What would have happened if I'd stayed?
As I sat at the Erie Drive In waiting for my battered mushroom lunch I looked at the giant mouth breather amish-looking guy - waiting for his fish burger - and driving away in his big man pick up truck. I bet I could have gotten some guy like that to knock me up. I could have been his dutiful wife popping out babies and keeping a decent (although not likely clean!) home and making my family jams and preserves. We would have gone camping every summer and it would have been just what I wanted.
Or - conversely I could have been a great single mom - living in the city housing out by the old drive-in - watching as my kids ran shoeless across the parking lot towards the broken down playground. I could have whipped up nutrient rich meals with my cunning use of condensed milk, bologna and frozen veggies. I could be the teller with a heart of gold just working my ass off to make a living for my poor fatherless brood, hanging out at Classics on a Saturday night trying to find them another daddy.
Or I could have gone back home - taken that University degree that I never finished and got myself a good job as a paralegal.

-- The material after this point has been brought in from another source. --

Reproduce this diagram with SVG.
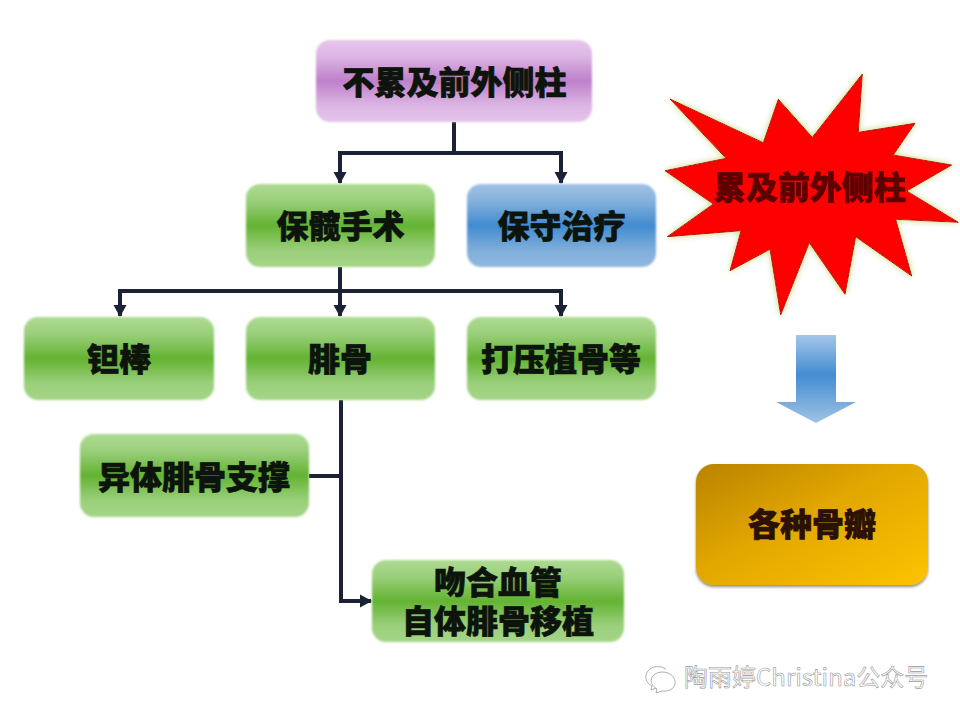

I could have scrimped and saved and bought myself a nice decent townhouse in the good part of town behind the new fire station. I would have tastefully decorated with a pleasant mixture of innovative paint techniques and figurines. On Saturday nights my old friend and I would sit with popcorn and big glasses of gin and tonic and watch sad girl movies sobbing out our eyes for the loves we never found and the boys that never felt us up.
But none of those things happened. None of those Sandras materialized. Not that I'm saying that Toronto Sandra is any great shake. She has her share of ups and downs and her life certainly never turned out like a plan or a novel that anyone would purposely make. She still makes the effort though to pretend to rise above the rats ass girl she left behind.
Stratford makes me slightly nuts. I'm a mix of emotions the whole time I'm there - full of memories and regrets and insecurities. I like to keep the visits short. Very short.